Hutchings’ work with the Ancestors, who are mainly made up of members from the Amandla Freedom Ensemble, first came from a trip he made to South Africa, which resulted in 2016’s Wisdom of Elders LP. It remains one of the most unambiguously traditional jazz projects Hutchings is involved in, yet the tradition does not weigh down on him or his band. We Are Sent Here By History is practically floating from the pent-up energy simmering within, and, like all of Hutchings’ projects, makes you question why jazz has been culturally pigeonholed in recent decades something stiff and stuffy.
While nowhere as fast as some of the more virtuosic bebop, each piece here captures this excited energy by anticipating each note that’s played, each word that’s sung, yet with the total faith in its musicians that it will all hold together. Opener ‘They Who Must Die’ initially has vibes off Miles Davis’ In A Silent Way: twinkling keys add feelings of dreamy mysticism, but the piece instead takes another path, morphing into focused polemic workout, with vocalist Siyabonga Mthembu daring the musicians and listener both to keep up. On ‘The Coming of the Strange Ones’, the energy is passed around like in a game of hot potato, as an elastic bassline elongates and snaps around the brass bounce. There are moments of surprising tenderness too though. The aptly-titled closer ‘Teach Me How To Be Vulnerable’ drapes mournful saxophone over a framework of impressionistic, Gil Evans-esque piano.

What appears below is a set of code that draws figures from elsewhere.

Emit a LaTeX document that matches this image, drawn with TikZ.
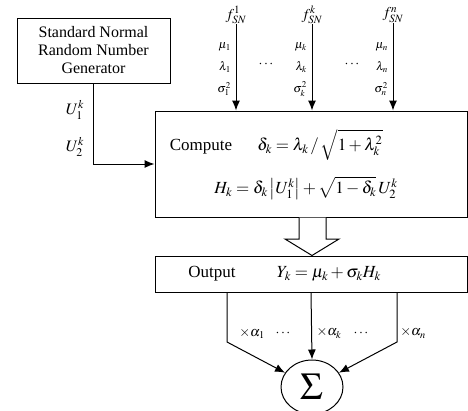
\documentclass[tikz,border=0pt]{standalone}
\usepackage{mathptmx}
\usepackage{fontspec}
\setmainfont{Liberation Serif}
\usetikzlibrary{arrows.meta,shapes.geometric}
\begin{document}
\begin{tikzpicture}[x=1pt,y=-1pt,
  box/.style={draw,line width=1pt,rectangle,inner sep=0pt},
  txt/.style={inner sep=0pt,font=\fontsize{17}{19}\selectfont},
  par/.style={inner sep=0pt,anchor=east,font=\fontsize{12}{13}\selectfont},
  lab/.style={inner sep=0pt,font=\fontsize{14}{15}\selectfont},
  con/.style={line width=1pt,-{Latex[length=10pt,width=8pt]}},
  wire/.style={line width=1pt}]
\useasboundingbox (0,0) rectangle (468,410);
% boxes
\node[box,minimum width=153pt,minimum height=65pt,align=center,
  font=\fontsize{16}{18}\selectfont] (gen) at (93.5,50.5)
  {Standard Normal\\Random Number\\Generator};
\node[box,minimum width=312pt,minimum height=106pt] (compute) at (311,164) {};
\node[box,minimum width=312pt,minimum height=36pt] (output) at (311,274) {};
% compute texts
\node[txt] (ctext) at (201,147) {Compute};
\node[txt] (delta) at (320,145) {$\delta_k=\lambda_k\,/\,\sqrt{1+\lambda_k^2}$};
\node[txt] (hk) at (306,188) {$H_k=\delta_k\left|U_1^k\right|+\sqrt{1-\delta_k}\,U_2^k$};
% output texts
\node[txt] (otext) at (212,274) {Output};
\node[txt] (yk) at (329,274) {$Y_k=\mu_k+\sigma_k H_k$};
% generator to compute
\draw[con] (gen.south) |- (compute.west);
\node[lab,font=\fontsize{16}{17}\selectfont] (u1) at (75,110) {$U_1^k$};
\node[lab,font=\fontsize{16}{17}\selectfont] (u2) at (75,147) {$U_2^k$};
% top inputs
\node[lab,font=\fontsize{15}{16}\selectfont] (f1) at (236,15) {$f_{SN}^{1}$};
\node[lab,font=\fontsize{15}{16}\selectfont] (fk) at (312,15) {$f_{SN}^{k}$};
\node[lab,font=\fontsize{15}{16}\selectfont] (fn) at (393,15) {$f_{SN}^{n}$};
\draw[con] (f1.south) -- (f1.south |- compute.north);
\draw[con] (fk.south) -- (fk.south |- compute.north);
\draw[con] (fn.south) -- (fn.south |- compute.north);
\node[par] (mu1) at (231,47) {$\mu_1$};
\node[par] (la1) at (231,67) {$\lambda_1$};
\node[par] (si1) at (231,89) {$\sigma_1^2$};
\node[par] (muk) at (307,47) {$\mu_k$};
\node[par] (lak) at (307,67) {$\lambda_k$};
\node[par] (sik) at (307,89) {$\sigma_k^2$};
\node[par] (mun) at (388,47) {$\mu_n$};
\node[par] (lan) at (388,67) {$\lambda_n$};
\node[par] (sin) at (388,89) {$\sigma_n^2$};
\node[lab] (dots1) at (266,64) {$\cdots$};
\node[lab] (dots2) at (352,64) {$\cdots$};
% hollow arrow
\draw[wire,fill=white] (299,217.5) -- (299,239) -- (285,239) -- (312,255.5)
  -- (339,239) -- (326,239) -- (326,217.5);
% sum
\node[draw,line width=1pt,ellipse,minimum width=62pt,minimum height=54pt,inner sep=0pt]
  (sum) at (312,387) {\fontsize{38}{38}\selectfont$\Sigma$};
\coordinate (o1) at (227,292);
\coordinate (b1) at (227,342);
\coordinate (o3) at (397,292);
\coordinate (b3) at (397,342);
\draw[con] (o1) -- (b1) -- (sum);
\draw[con] (o3) -- (b3) -- (sum);
\draw[con] (output.south) -- (sum.north);
\node[lab] (a1) at (252,333) {$\times\alpha_1$};
\node[lab] (d3) at (283,333) {$\cdots$};
\node[lab] (ak) at (329,333) {$\times\alpha_k$};
\node[lab] (d4) at (361,333) {$\cdots$};
\node[lab] (an) at (413,333) {$\times\alpha_n$};
\end{tikzpicture}
\end{document}
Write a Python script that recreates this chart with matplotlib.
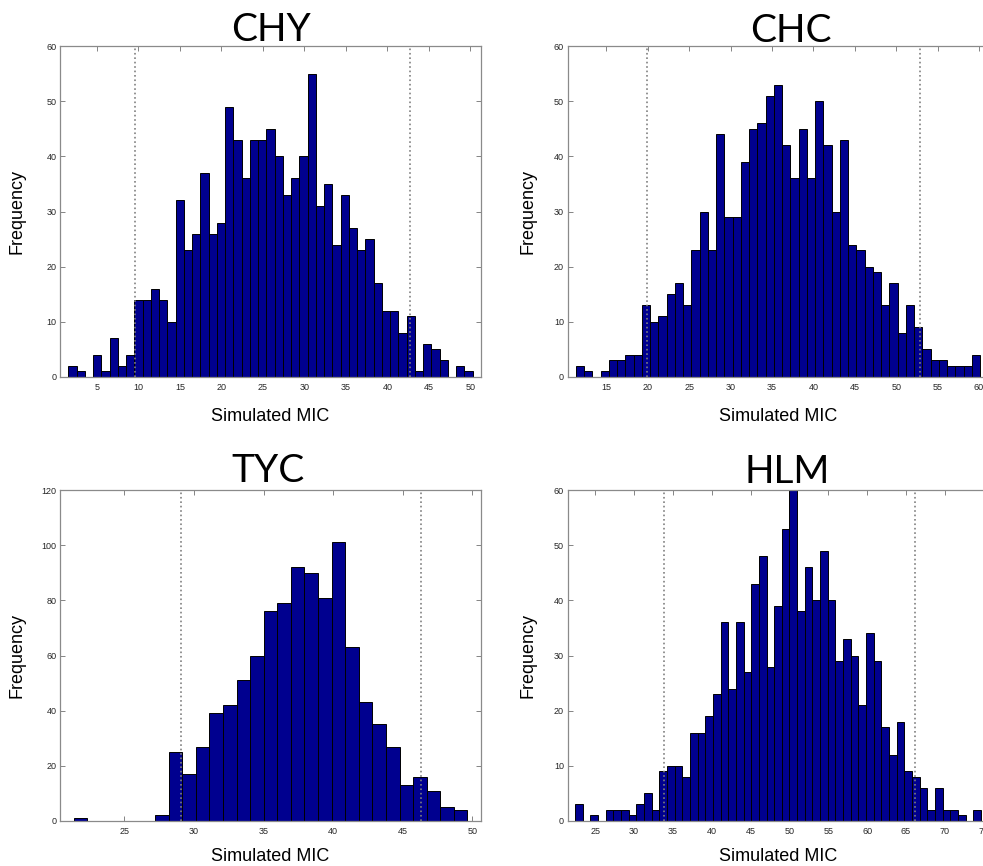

Throughout the album’s vibrant arrangements, the listener’s ear will always return to Hutchings’ saxophone – like the appearance of a classic actor walking on stage whose very presence immediately draws the eye. From the man himself: “I’m not trying to have the energy of someone in a suit standing stationary in front of a microphone giving a nice round sound, I’m trying to just spit out fire”.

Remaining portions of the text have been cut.